Unite assistant general secretary Tony Burke said continued Brexit uncertainty was in part to blame for falling car sales and the contraction of manufacturing.
“These figures are nothing new – they’re only an extension of what we’ve seen in the last year,” he said. “There’s a real sense that things will only get worse, particularly in investment – companies are wary about investing in this climate of heightened uncertainty.”
“The car industry’s woes are being further exacerbated by confusion over diesel policies which has been wholly self-inflicted by the government,” Burke added. “Unite fears that unless we get clarity over Brexit very soon, the overall picture for automotive and manufacturing will only worsen.”
The government’s narrative of a jobs and wages recovery was further discounted by research published last week showing the growing extent of in-work poverty in the UK.
A study carried out by the Joseph Rowntree Foundation found that about half a million working people have been dragged below the breadline in the last five years, bringing the total number of working people in poverty in the UK to 4m – meaning that one in 8 people in the economy are now classified as working poor.

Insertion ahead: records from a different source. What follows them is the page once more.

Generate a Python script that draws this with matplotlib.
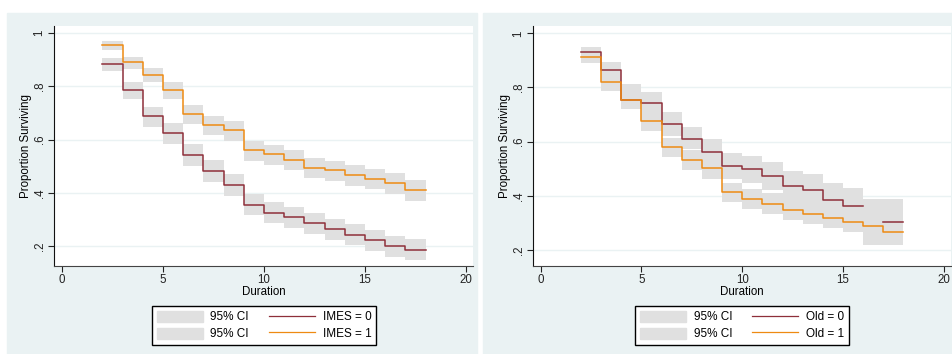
import numpy as np
import matplotlib
matplotlib.use("Agg")
import matplotlib.pyplot as plt
from matplotlib.patches import Patch, Rectangle
from matplotlib.lines import Line2D

plt.rcParams['font.family'] = ['Liberation Sans', 'DejaVu Sans']

# durations where each step starts (the last step runs to 18)
t = np.arange(2, 18)
t_end = 18

# panel a: IMES
imes0 = [0.885, 0.787, 0.688, 0.624, 0.542, 0.481, 0.429, 0.356,
         0.326, 0.308, 0.286, 0.263, 0.243, 0.222, 0.199, 0.186]
imes0_lo = [0.856, 0.753, 0.649, 0.584, 0.502, 0.440, 0.387, 0.316,
            0.286, 0.268, 0.245, 0.223, 0.203, 0.183, 0.160, 0.149]
imes0_hi = [0.906, 0.818, 0.724, 0.661, 0.583, 0.522, 0.470, 0.396,
            0.366, 0.348, 0.324, 0.303, 0.283, 0.261, 0.238, 0.227]
imes1 = [0.955, 0.891, 0.843, 0.786, 0.695, 0.655, 0.635, 0.560,
         0.545, 0.523, 0.495, 0.484, 0.467, 0.453, 0.437, 0.411]
imes1_lo = [0.937, 0.865, 0.816, 0.753, 0.660, 0.619, 0.595, 0.521,
            0.506, 0.484, 0.456, 0.443, 0.427, 0.413, 0.397, 0.371]
imes1_hi = [0.970, 0.912, 0.868, 0.816, 0.729, 0.689, 0.670, 0.596,
            0.580, 0.560, 0.532, 0.520, 0.505, 0.491, 0.476, 0.450]

# panel b: Old
old0 = [0.932, 0.865, 0.754, 0.744, 0.667, 0.609, 0.563, 0.510,
        0.498, 0.475, 0.437, 0.422, 0.385, 0.362, np.nan, 0.304]
old0_lo = [0.908, 0.830, 0.721, 0.705, 0.621, 0.572, 0.518, 0.461,
           0.446, 0.422, 0.379, 0.370, 0.330, 0.299, 0.225, 0.225]
old0_hi = [0.951, 0.894, 0.813, 0.782, 0.710, 0.654, 0.610, 0.560,
           0.547, 0.525, 0.491, 0.480, 0.446, 0.428, 0.387, 0.387]
old1 = [0.914, 0.819, 0.754, 0.678, 0.580, 0.532, 0.502, 0.413,
        0.389, 0.371, 0.348, 0.332, 0.317, 0.303, 0.289, 0.267]
old1_lo = [0.889, 0.788, 0.721, 0.641, 0.544, 0.496, 0.462, 0.378,
           0.353, 0.334, 0.311, 0.295, 0.283, 0.267, 0.219, 0.219]
old1_hi = [0.936, 0.852, 0.813, 0.717, 0.615, 0.569, 0.539, 0.449,
           0.424, 0.410, 0.391, 0.379, 0.360, 0.342, 0.330, 0.311]

yticks = [0.2, 0.4, 0.6, 0.8, 1.0]
ytick_labels = ['.2', '.4', '.6', '.8', '1']
xticks = [0, 5, 10, 15, 20]

bg = '#EAF2F3'
ci_col = '#E0E0E0'
c0 = '#8E2F3A'
c1 = '#EE8A12'

fig = plt.figure(figsize=(9.52, 3.54), dpi=100)
fig.patch.set_facecolor('white')
# stata graph regions
fig.add_artist(Rectangle((7 / 952, 0), 470 / 952, 1 - 13 / 354,
                         transform=fig.transFigure, color=bg, zorder=0))
fig.add_artist(Rectangle((483 / 952, 0), 469 / 952, 1 - 13 / 354,
                         transform=fig.transFigure, color=bg, zorder=0))


def ext(v):
    v = np.asarray(v, dtype=float)
    return np.append(t, t_end), np.append(v, v[-1])


def panel(pos, ylim, xlim, s0, s0lo, s0hi, s1, s1lo, s1hi, name, leg_x):
    ax = fig.add_axes(pos)
    ax.set_facecolor('white')
    for lo, hi in [(s0lo, s0hi), (s1lo, s1hi)]:
        tx, l = ext(lo)
        _, h = ext(hi)
        ax.fill_between(tx, l, h, step='post', color=ci_col, lw=0, zorder=2)
    for s, c in [(s0, c0), (s1, c1)]:
        tx, v = ext(s)
        ax.step(tx, v, where='post', color=c, lw=1.1, zorder=3)
    ax.set_xlim(xlim)
    ax.set_ylim(ylim)
    ax.set_xticks(xticks)
    ax.set_yticks(yticks)
    ax.set_yticklabels(ytick_labels, rotation=90, va='center')
    ax.grid(axis='y', color=bg, lw=1.0, zorder=1)
    ax.set_axisbelow(True)
    for sp in ['top', 'right']:
        ax.spines[sp].set_visible(False)
    ax.spines['left'].set_color('#111111')
    ax.spines['bottom'].set_color('#444444')
    ax.tick_params(direction='out', length=4, width=0.8, labelsize=8.3,
                   colors='#222222', pad=2)
    ax.set_xlabel('Duration', fontsize=8.3, labelpad=0)
    ax.set_ylabel('Proportion Surviving', fontsize=8.3, labelpad=1)
    handles = [Patch(color=ci_col), Patch(color=ci_col),
               Line2D([], [], color=c0, lw=0.9), Line2D([], [], color=c1, lw=0.9)]
    labels = ['95% CI', '95% CI', name + ' = 0', name + ' = 1']
    fig.legend(handles, labels, ncol=2, loc='center',
               bbox_to_anchor=(leg_x, 1 - 325.5 / 354), fontsize=8.5,
               frameon=True, fancybox=False, edgecolor='black',
               handlelength=3.9, handleheight=1.1, columnspacing=1.7,
               labelspacing=0.34, borderpad=0.38, handletextpad=0.65,
               framealpha=1)
    return ax


panel([54 / 952, 1 - 266 / 354, 419 / 952, 240 / 354], (0.125, 1.027),
      (-0.40, 20.35), imes0, imes0_lo, imes0_hi, imes1, imes1_lo, imes1_hi,
      'IMES', 264 / 952)
panel([533 / 952, 1 - 266 / 354, 418 / 952, 240 / 354], (0.141, 1.027),
      (-0.38, 20.36), old0, old0_lo, old0_hi, old1, old1_lo, old1_hi,
      'Old', 742 / 952)

fig.savefig('out.png', dpi=100)
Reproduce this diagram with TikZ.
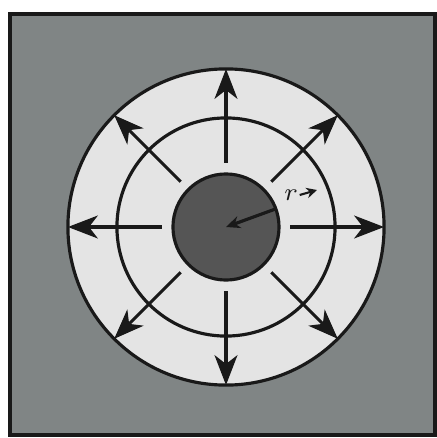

Crucially, the number of people in work in poverty is rising faster than the employment rate, demonstrating that the ONS’ headline jobs figures aren’t an accurate assessment of how many working households are faring.
Labour’s shadow work and pensions secretary Margaret Greenwood highlighted these figures as she argued that any signs of a wage recovery are in fact a mirage.
“Real wages are still lower than they were ten years ago,” she said. “Too many people are trapped on low pay in insecure work and increasing numbers of children are growing up in poverty.”
Unite general secretary Len McCluskey agreed.
“Looking at the economy as a whole, the only thing we can be clear on is that picture remains uncertain for working people,” he said, commenting on today’s figures.
“The GDP figures are another reminder us that growth has seeped from the economy as people are too fearful for the future to spend,” McCluskey added. “The hallmarks of this government – a botched Brexit and mindless, continuous cuts – are taking their toll.”
“Any uptick in wages is obviously welcome, even one this minor, but it will take a long time to recover ten years of lost income swept into households by senseless Tory austerity.
“The truth is ours is now a country where inequality and insecurity are rife, a shameful accolade for the sixth biggest economy on the planet.”